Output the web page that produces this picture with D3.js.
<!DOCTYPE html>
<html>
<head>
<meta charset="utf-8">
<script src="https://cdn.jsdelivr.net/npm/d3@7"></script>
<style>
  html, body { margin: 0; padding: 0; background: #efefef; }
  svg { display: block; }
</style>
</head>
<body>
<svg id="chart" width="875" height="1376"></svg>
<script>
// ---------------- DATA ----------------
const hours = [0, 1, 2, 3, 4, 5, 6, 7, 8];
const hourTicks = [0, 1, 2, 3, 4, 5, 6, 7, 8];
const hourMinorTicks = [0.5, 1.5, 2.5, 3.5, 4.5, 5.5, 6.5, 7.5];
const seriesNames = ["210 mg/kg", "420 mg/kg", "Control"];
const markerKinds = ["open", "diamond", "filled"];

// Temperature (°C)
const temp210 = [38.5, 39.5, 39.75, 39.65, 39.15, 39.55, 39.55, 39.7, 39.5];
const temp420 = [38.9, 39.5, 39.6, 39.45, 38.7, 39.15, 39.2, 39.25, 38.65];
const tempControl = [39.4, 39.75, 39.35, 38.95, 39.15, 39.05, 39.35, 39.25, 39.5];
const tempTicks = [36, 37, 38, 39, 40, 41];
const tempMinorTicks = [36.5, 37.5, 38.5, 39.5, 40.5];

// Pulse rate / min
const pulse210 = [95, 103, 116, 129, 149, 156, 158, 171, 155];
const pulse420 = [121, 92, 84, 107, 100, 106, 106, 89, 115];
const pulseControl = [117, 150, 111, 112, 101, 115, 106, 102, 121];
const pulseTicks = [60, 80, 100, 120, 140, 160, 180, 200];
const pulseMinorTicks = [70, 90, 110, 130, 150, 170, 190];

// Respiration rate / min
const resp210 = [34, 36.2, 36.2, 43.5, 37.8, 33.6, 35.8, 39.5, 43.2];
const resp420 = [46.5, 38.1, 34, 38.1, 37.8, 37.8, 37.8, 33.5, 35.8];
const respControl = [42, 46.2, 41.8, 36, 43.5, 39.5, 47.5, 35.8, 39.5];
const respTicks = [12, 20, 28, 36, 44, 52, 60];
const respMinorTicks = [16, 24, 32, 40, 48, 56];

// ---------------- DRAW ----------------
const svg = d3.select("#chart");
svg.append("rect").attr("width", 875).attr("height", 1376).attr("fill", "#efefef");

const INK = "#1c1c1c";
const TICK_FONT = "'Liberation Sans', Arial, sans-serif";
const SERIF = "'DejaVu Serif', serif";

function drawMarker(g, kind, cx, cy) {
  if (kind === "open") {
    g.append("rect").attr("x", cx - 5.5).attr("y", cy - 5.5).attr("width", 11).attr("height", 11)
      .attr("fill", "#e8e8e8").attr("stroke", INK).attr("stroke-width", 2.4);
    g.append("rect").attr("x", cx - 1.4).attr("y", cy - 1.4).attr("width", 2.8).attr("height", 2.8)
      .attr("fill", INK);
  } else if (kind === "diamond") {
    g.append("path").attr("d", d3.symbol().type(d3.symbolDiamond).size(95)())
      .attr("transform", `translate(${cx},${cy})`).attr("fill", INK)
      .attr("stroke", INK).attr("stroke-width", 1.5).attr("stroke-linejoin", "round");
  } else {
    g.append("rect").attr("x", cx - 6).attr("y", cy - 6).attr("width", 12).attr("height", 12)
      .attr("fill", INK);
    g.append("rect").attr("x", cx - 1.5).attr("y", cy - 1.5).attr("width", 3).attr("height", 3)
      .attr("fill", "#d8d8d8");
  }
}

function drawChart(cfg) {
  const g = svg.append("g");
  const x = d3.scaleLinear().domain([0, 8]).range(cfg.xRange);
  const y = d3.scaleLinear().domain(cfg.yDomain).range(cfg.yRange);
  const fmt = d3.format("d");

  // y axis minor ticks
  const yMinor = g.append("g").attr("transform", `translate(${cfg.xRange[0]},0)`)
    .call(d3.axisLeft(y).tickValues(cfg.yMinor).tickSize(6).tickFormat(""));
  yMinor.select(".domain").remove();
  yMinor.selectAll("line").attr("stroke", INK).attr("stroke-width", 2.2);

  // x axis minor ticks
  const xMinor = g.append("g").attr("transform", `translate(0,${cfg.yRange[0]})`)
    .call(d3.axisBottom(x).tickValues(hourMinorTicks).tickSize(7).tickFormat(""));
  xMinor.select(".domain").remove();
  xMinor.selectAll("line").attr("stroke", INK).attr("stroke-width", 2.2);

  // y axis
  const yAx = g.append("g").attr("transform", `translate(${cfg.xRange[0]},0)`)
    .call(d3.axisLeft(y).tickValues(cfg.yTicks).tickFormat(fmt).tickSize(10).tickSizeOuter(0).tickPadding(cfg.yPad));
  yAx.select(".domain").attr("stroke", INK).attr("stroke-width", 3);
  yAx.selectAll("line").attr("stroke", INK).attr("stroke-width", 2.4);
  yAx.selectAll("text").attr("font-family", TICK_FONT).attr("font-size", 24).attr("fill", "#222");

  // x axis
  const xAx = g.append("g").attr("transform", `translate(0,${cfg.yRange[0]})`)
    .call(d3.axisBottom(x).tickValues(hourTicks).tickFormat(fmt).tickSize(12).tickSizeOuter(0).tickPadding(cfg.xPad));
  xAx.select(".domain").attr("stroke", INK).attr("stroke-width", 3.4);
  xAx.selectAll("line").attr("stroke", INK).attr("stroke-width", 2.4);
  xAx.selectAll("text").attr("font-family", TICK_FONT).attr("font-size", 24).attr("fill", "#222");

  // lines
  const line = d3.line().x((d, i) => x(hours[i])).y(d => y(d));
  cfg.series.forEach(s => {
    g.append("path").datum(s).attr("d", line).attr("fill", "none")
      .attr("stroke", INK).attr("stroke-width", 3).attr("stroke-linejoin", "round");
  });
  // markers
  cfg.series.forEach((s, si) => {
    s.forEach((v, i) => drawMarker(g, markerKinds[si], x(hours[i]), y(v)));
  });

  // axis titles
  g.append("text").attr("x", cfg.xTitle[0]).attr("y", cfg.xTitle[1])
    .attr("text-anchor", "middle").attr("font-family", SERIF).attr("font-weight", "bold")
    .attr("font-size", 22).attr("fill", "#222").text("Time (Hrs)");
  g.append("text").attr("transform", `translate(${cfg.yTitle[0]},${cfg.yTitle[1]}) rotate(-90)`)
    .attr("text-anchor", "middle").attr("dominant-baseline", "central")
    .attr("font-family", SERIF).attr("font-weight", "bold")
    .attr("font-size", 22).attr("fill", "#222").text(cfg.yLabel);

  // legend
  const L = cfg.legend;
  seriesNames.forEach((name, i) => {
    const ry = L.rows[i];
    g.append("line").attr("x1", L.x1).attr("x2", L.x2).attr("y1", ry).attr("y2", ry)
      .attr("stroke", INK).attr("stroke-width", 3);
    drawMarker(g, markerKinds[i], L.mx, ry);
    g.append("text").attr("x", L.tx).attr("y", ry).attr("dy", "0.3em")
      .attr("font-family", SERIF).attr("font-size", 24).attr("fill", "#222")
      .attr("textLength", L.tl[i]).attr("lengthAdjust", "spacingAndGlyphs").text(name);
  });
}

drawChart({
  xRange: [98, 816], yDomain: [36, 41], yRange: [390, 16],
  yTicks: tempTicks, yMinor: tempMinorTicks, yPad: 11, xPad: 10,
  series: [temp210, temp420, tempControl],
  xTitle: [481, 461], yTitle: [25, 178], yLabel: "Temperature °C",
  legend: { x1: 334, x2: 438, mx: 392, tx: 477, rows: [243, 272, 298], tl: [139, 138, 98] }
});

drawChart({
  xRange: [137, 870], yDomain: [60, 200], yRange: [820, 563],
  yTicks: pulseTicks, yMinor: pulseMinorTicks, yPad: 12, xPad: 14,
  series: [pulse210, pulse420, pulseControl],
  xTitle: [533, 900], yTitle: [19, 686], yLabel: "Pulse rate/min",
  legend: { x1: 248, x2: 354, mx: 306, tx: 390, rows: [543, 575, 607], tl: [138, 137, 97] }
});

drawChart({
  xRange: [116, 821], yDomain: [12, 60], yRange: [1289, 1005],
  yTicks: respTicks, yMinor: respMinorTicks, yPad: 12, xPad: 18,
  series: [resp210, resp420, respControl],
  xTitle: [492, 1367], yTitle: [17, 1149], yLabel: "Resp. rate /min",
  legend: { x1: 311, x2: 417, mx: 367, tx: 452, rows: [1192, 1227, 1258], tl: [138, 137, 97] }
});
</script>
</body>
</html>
________________________
◆ WHAT IS NEEDED
Return exactly, please, the lines of the material from the first one down to and including the line where "const tempMinorTicks = [36.5, 37.5, 38.5, 39.5, 40.5];" appears.

◆ RESULT
Output the web page that produces this picture with D3.js.
<!DOCTYPE html>
<html>
<head>
<meta charset="utf-8">
<script src="https://cdn.jsdelivr.net/npm/d3@7"></script>
<style>
  html, body { margin: 0; padding: 0; background: #efefef; }
  svg { display: block; }
</style>
</head>
<body>
<svg id="chart" width="875" height="1376"></svg>
<script>
// ---------------- DATA ----------------
const hours = [0, 1, 2, 3, 4, 5, 6, 7, 8];
const hourTicks = [0, 1, 2, 3, 4, 5, 6, 7, 8];
const hourMinorTicks = [0.5, 1.5, 2.5, 3.5, 4.5, 5.5, 6.5, 7.5];
const seriesNames = ["210 mg/kg", "420 mg/kg", "Control"];
const markerKinds = ["open", "diamond", "filled"];

// Temperature (°C)
const temp210 = [38.5, 39.5, 39.75, 39.65, 39.15, 39.55, 39.55, 39.7, 39.5];
const temp420 = [38.9, 39.5, 39.6, 39.45, 38.7, 39.15, 39.2, 39.25, 38.65];
const tempControl = [39.4, 39.75, 39.35, 38.95, 39.15, 39.05, 39.35, 39.25, 39.5];
const tempTicks = [36, 37, 38, 39, 40, 41];
const tempMinorTicks = [36.5, 37.5, 38.5, 39.5, 40.5];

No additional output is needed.